Implementing AI Across Your Organization
Having a strategy document isn’t the same as having working AI systems. Implementation is where most artificial intelligence strategies succeed or fail.
Start Small and Scale
The most successful companies begin with pilot projects. They pick one use case, prove it works, and then expand. Trying to deploy AI everywhere at once overwhelms teams and budgets. A manufacturer might start with predictive maintenance on one production line before rolling it out to all facilities.
Build Cross-Functional Teams
AI projects need more than data scientists. They require domain experts who understand the business problem, engineers who can put models into production, and change managers who help employees adopt new tools. Artificial intelligence strategies work best when they break down walls between technical and business teams.
Invest in Change Management
People often resist AI because they fear job loss or don’t trust automated decisions. Successful implementation requires communication about what AI will and won’t do. Training programs help employees work alongside AI tools rather than against them. Companies that ignore the human side of AI adoption often watch expensive projects sit unused.
Iterate and Improve
AI systems aren’t “set it and forget it” tools. Models drift as data changes. Business needs evolve. An effective AI strategy builds in processes for monitoring performance, retraining models, and adjusting approaches based on what’s learned. The companies getting the most value from AI treat it as an ongoing practice, not a one-time project.

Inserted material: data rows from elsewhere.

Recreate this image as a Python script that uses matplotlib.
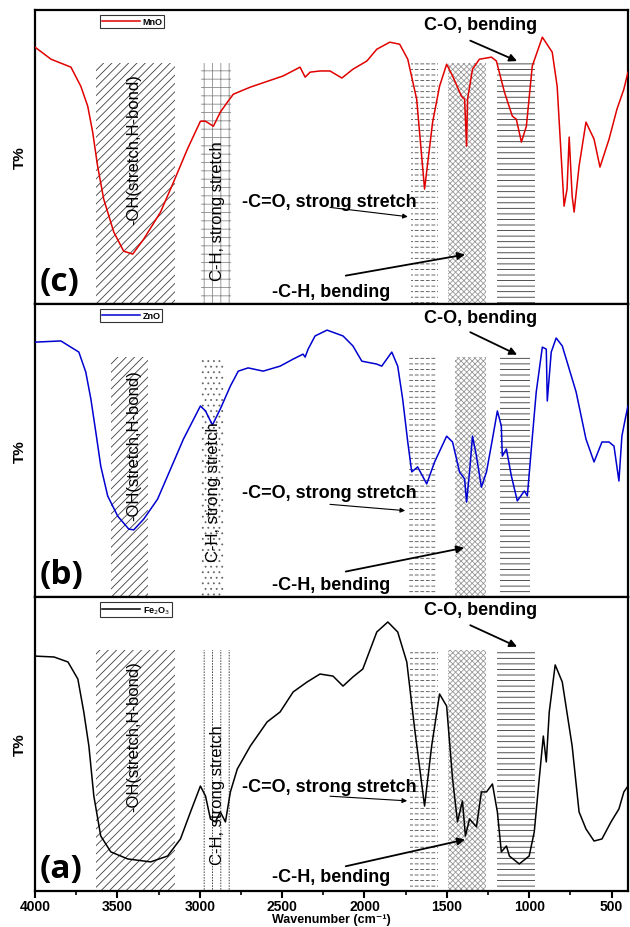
import matplotlib
matplotlib.use("Agg")
import matplotlib.pyplot as plt
import numpy as np

# ---------------- data ----------------
mno_wn = [4000, 3903, 3782, 3722, 3680, 3650, 3620, 3583, 3522, 3462, 3407, 3340, 3238, 3159, 3075,
          2996, 2965, 2917, 2875, 2832, 2796, 2693, 2494, 2391, 2360, 2330, 2270, 2209, 2137, 2070,
          1985, 1925, 1846, 1786, 1737, 1683, 1635, 1586, 1544, 1501, 1465, 1411, 1392, 1380, 1374,
          1344, 1302, 1229, 1199, 1150, 1102, 1078, 1047, 1017, 981, 920, 860, 830, 788, 770, 757,
          739, 727, 697, 655, 606, 570, 515, 467, 425, 400]
mno_t = [87.4, 83.3, 80.6, 74.1, 67.3, 58.5, 46.9, 35.7, 24.5, 18.0, 17.0, 22.1, 31.3, 41.5, 52.7,
         62.2, 62.2, 60.5, 65.3, 68.7, 71.4, 73.8, 77.6, 80.6, 77.2, 78.9, 79.3, 79.3, 76.9, 79.9,
         82.7, 86.7, 89.1, 88.4, 83.3, 69.7, 39.1, 61.9, 74.1, 81.6, 77.6, 70.7, 69.7, 53.7, 69.7,
         79.9, 83.3, 84.0, 82.7, 72.1, 63.9, 62.9, 55.1, 60.5, 81.0, 90.8, 85.7, 74.1, 33.3, 39.1, 56.8,
         36.7, 31.3, 46.9, 61.9, 56.1, 46.6, 56.1, 66.3, 73.1, 78.9]

zno_wn = [4000, 3843, 3734, 3692, 3661, 3631, 3601, 3559, 3498, 3431, 3401, 3340, 3256, 3177, 3099,
          2996, 2965, 2923, 2875, 2814, 2766, 2706, 2615, 2512, 2433, 2373, 2360, 2342, 2300, 2227,
          2130, 2070, 2016, 1925, 1895, 1834, 1798, 1768, 1737, 1713, 1677, 1622, 1574, 1501, 1465,
          1423, 1392, 1380, 1362, 1344, 1320, 1290, 1259, 1223, 1193, 1169, 1163, 1138, 1108, 1072,
          1029, 1011, 987, 957, 920, 896, 890, 866, 836, 799, 715, 655, 606, 558, 515, 485, 455,
          437, 413, 400]
zno_t = [87.0, 87.4, 83.6, 76.8, 67.6, 56.3, 44.7, 34.5, 27.6, 23.2, 22.9, 26.6, 33.4, 43.7, 53.9,
         65.2, 63.5, 58.7, 64.2, 72.0, 77.1, 78.2, 77.1, 78.8, 81.2, 82.9, 81.9, 84.6, 89.1, 91.1,
         89.1, 85.7, 80.5, 79.5, 78.8, 83.6, 78.8, 67.6, 52.9, 42.7, 44.4, 38.6, 46.1, 54.9, 52.9,
         42.7, 40.3, 32.4, 42.7, 54.9, 48.1, 37.5, 42.7, 53.9, 63.5, 58.4, 48.1, 50.5, 41.3, 32.8,
         36.2, 34.5, 50.5, 70.0, 85.3, 84.6, 66.9, 83.6, 88.4, 85.7, 70.0, 53.9, 46.1, 52.9, 52.9, 51.5, 39.6,
         54.9, 61.8, 65.2]

fe_wn = [4000, 3885, 3800, 3740, 3704, 3673, 3643, 3601, 3540, 3437, 3298, 3195, 3117, 3056, 2996,
         2965, 2935, 2905, 2875, 2844, 2814, 2772, 2693, 2591, 2512, 2433, 2348, 2270, 2191, 2130,
         2070, 2010, 1925, 1858, 1798, 1743, 1695, 1635, 1592, 1544, 1501, 1465, 1435, 1405, 1387,
         1362, 1320, 1290, 1259, 1223, 1193, 1169, 1138, 1120, 1060, 1000, 969, 939, 914, 896, 878,
         842, 799, 739, 697, 655, 606, 558, 503, 455, 425, 400]
fe_t = [79.9, 79.6, 77.9, 72.1, 60.9, 49.3, 32.3, 18.7, 13.3, 10.9, 9.9, 11.9, 17.7, 26.9, 35.7,
        32.3, 24.5, 23.5, 26.9, 23.5, 33.7, 41.5, 49.3, 57.5, 60.9, 67.7, 71.1, 73.8, 73.1, 69.7,
        72.8, 75.5, 88.1, 91.5, 88.1, 77.9, 55.1, 28.9, 49.3, 67.0, 62.9, 38.1, 23.5, 30.6, 18.7,
        24.5, 21.8, 33.7, 33.7, 36.4, 26.9, 13.3, 15.3, 11.9, 9.2, 11.9, 20.1, 38.1, 52.7, 43.9, 60.9,
        76.9, 71.1, 49.3, 26.9, 21.1, 17.0, 17.7, 23.5, 27.9, 33.7, 35.7]

panel_labels = ["(c)", "(b)", "(a)"]
legend_labels = ["MnO", "ZnO", "Fe$_2$O$_3$"]
colors = ["#e00000", "#0000d0", "black"]

# shaded bands (wavenumber ranges) per panel: OH, C-H stretch, C=O, C-H bend, C-O
bands = [
    [(3630, 3150), (2990, 2808), (1719, 1556), (1495, 1260), (1193, 963)],
    [(3540, 3315), (2990, 2850), (1737, 1568), (1453, 1260), (1175, 993)],
    [(3630, 3150), (2990, 2800), (1725, 1556), (1490, 1260), (1193, 963)],
]

xticks = [4000, 3500, 3000, 2500, 2000, 1500, 1000, 500]

# ---------------- figure ----------------
plt.rcParams['font.family'] = ['Liberation Sans', 'DejaVu Sans']
plt.rcParams['hatch.linewidth'] = 0.6

fig = plt.figure(figsize=(6.3, 9.28), dpi=100)
L, R = 0.0556, 0.9968
bottoms = [0.6713, 0.3556, 0.0388]
tops = [0.988, 0.6713, 0.3556]

series = [(mno_wn, mno_t), (zno_wn, zno_t), (fe_wn, fe_t)]

# annotation layout per panel (axes-fraction y values)
co_y = [(0.95, 0.90, 0.823), (0.955, 0.908, 0.823), (0.956, 0.908, 0.827)]
cdo_y = [(0.35, 0.33, 0.296), (0.358, 0.317, 0.294), (0.357, 0.323, 0.306)]
chb_y = [(0.044, 0.095, 0.17), (0.044, 0.085, 0.17), (0.05, 0.082, 0.177)]
cdo_end = [1720, 1736, 1724]
chb_end = [1373, 1379, 1373]
vt_y = [(0.53, 0.32), (0.52, 0.36), (0.53, 0.33)]
vt_x = [(3400, 2893), (3400, 2915), (3400, 2893)]


def band(ax, x0, x1, color, hatch, ymax=0.82, breaker=None, blw=1.2):
    p = ax.axvspan(x0, x1, ymin=0, ymax=ymax, facecolor='none', edgecolor=color, hatch=hatch, lw=0)
    if breaker is not None:
        q = ax.axvspan(x0, x1, ymin=0, ymax=ymax, facecolor='none', edgecolor='white', hatch=breaker, lw=0)
        if hasattr(q, 'set_hatch_linewidth'):
            q.set_hatch_linewidth(blw)
    return p


for i in range(3):
    ax = fig.add_axes([L, bottoms[i], R - L, tops[i] - bottoms[i]])
    wn, t = series[i]
    ax.plot(wn, t, color=colors[i], lw=1.1, label=legend_labels[i], zorder=5)
    ax.set_xlim(4000, 400)
    ax.set_ylim(0, 100)
    ax.set_yticks([])
    for s in ax.spines.values():
        s.set_linewidth(1.6)

    b = bands[i]
    band(ax, b[0][0], b[0][1], '0.25', '////')
    if i == 0:
        band(ax, b[1][0], b[1][1], '0.55', '++')
    elif i == 1:
        band(ax, b[1][0], b[1][1], '0.4', '...')
    else:
        band(ax, b[1][0], b[1][1], '0.15', '||', breaker='------', blw=0.9)
    band(ax, b[2][0], b[2][1], '0.3', '---', breaker='|||', blw=1.3)
    band(ax, b[3][0], b[3][1], '0.6', 'xxxxxx')
    band(ax, b[4][0], b[4][1], '0.2', '---')

    tr = ax.get_xaxis_transform()
    ax.text(vt_x[i][0], vt_y[i][0], "-OH(stretch,H-bond)", rotation=90, ha='center', va='center',
            fontsize=12, transform=tr, zorder=6)
    ax.text(vt_x[i][1], vt_y[i][1], "C-H, strong stretch", rotation=90, ha='center', va='center',
            fontsize=12, transform=tr, zorder=6)

    ax.text(1294, co_y[i][0], "C-O, bending", ha='center', va='center', fontsize=13,
            fontweight='bold', transform=tr)
    ax.annotate('', xy=(1058, co_y[i][2]), xytext=(1373, co_y[i][1]), xycoords=tr, textcoords=tr,
                arrowprops=dict(arrowstyle='-|>', color='k', lw=1.3, mutation_scale=11))

    ax.text(2741, cdo_y[i][0], "-C=O, strong stretch", ha='left', va='center', fontsize=13,
            fontweight='bold', transform=tr, zorder=6)
    ax.annotate('', xy=(cdo_end[i], cdo_y[i][2]), xytext=(2226, cdo_y[i][1]), xycoords=tr, textcoords=tr,
                arrowprops=dict(arrowstyle='-|>', color='k', lw=0.8, mutation_scale=7))

    ax.text(2202, chb_y[i][0], "-C-H, bending", ha='center', va='center', fontsize=13,
            fontweight='bold', transform=tr)
    ax.annotate('', xy=(chb_end[i], chb_y[i][2]), xytext=(2130, chb_y[i][1]), xycoords=tr, textcoords=tr,
                arrowprops=dict(arrowstyle='-|>', color='k', lw=1.3, mutation_scale=11))

    ax.text(0.007, 0.02, panel_labels[i], transform=ax.transAxes, fontsize=24, fontweight='bold',
            family=['Open Sans', 'DejaVu Sans'], ha='left', va='bottom')

    leg = ax.legend(loc='upper left', bbox_to_anchor=(0.110, 0.982), fontsize=6.5, frameon=True,
                    fancybox=False, handlelength=4.2, handletextpad=0.3, borderpad=0.2,
                    borderaxespad=0)
    leg.get_frame().set_edgecolor('black')
    leg.get_frame().set_linewidth(0.8)
    for txt in leg.get_texts():
        txt.set_fontweight('bold')

    ax.set_ylabel("T%", fontsize=11, fontweight='bold', labelpad=6)

    if i < 2:
        ax.set_xticks([])
    else:
        ax.set_xticks(xticks)
        ax.set_xticks(np.arange(3750, 400, -500), minor=True)
        ax.tick_params(axis='x', which='major', direction='out', length=5, width=1.5, labelsize=10, pad=1)
        ax.tick_params(axis='x', which='minor', direction='out', length=3, width=1.2)
        for lab in ax.get_xticklabels():
            lab.set_fontweight('bold')
        ax.set_xlabel("Wavenumber (cm\u207b\u00b9)", fontsize=9, fontweight='bold')
        ax.xaxis.set_label_coords(0.5, -0.096)
        ax.xaxis.label.set_verticalalignment('center')

fig.savefig("out.png", dpi=100)
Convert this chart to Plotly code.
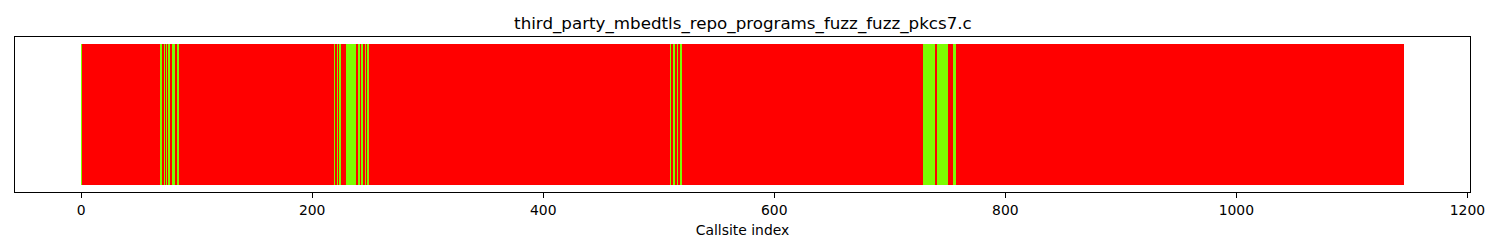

Measuring AI Success and ROI
Proving that artificial intelligence strategies deliver value requires careful measurement. Without clear metrics, AI becomes a cost center that executives eventually cut.
Financial Metrics
The most straightforward measures connect AI to money. Revenue increases, cost reductions, and productivity gains all translate to dollar figures. A logistics company using AI for route optimization can calculate fuel savings. A bank using AI for fraud detection can track prevented losses.
Operational Metrics
Some AI benefits show up in process improvements before they hit financial statements. Faster decision-making, reduced error rates, and shorter cycle times indicate that AI is working. These metrics help justify continued investment even when financial returns take time to materialize.
Strategic Metrics
AI can create advantages that are hard to quantify but still valuable. Better customer insights, faster innovation cycles, and improved employee satisfaction all matter. Artificial intelligence strategies should track these softer outcomes alongside hard numbers.
Avoiding Common Measurement Mistakes
Companies often measure AI success by technical metrics alone, model accuracy, processing speed, or data volume. These matter to engineers but mean little to business leaders. The best measurement frameworks connect technical performance to business outcomes. A model with 95% accuracy is only valuable if that accuracy drives real results.
ROI calculations for AI should also account for total costs. Licensing fees, infrastructure, talent, and ongoing maintenance all factor into the equation. Many organizations underestimate these costs, making AI projects look more profitable than they actually are.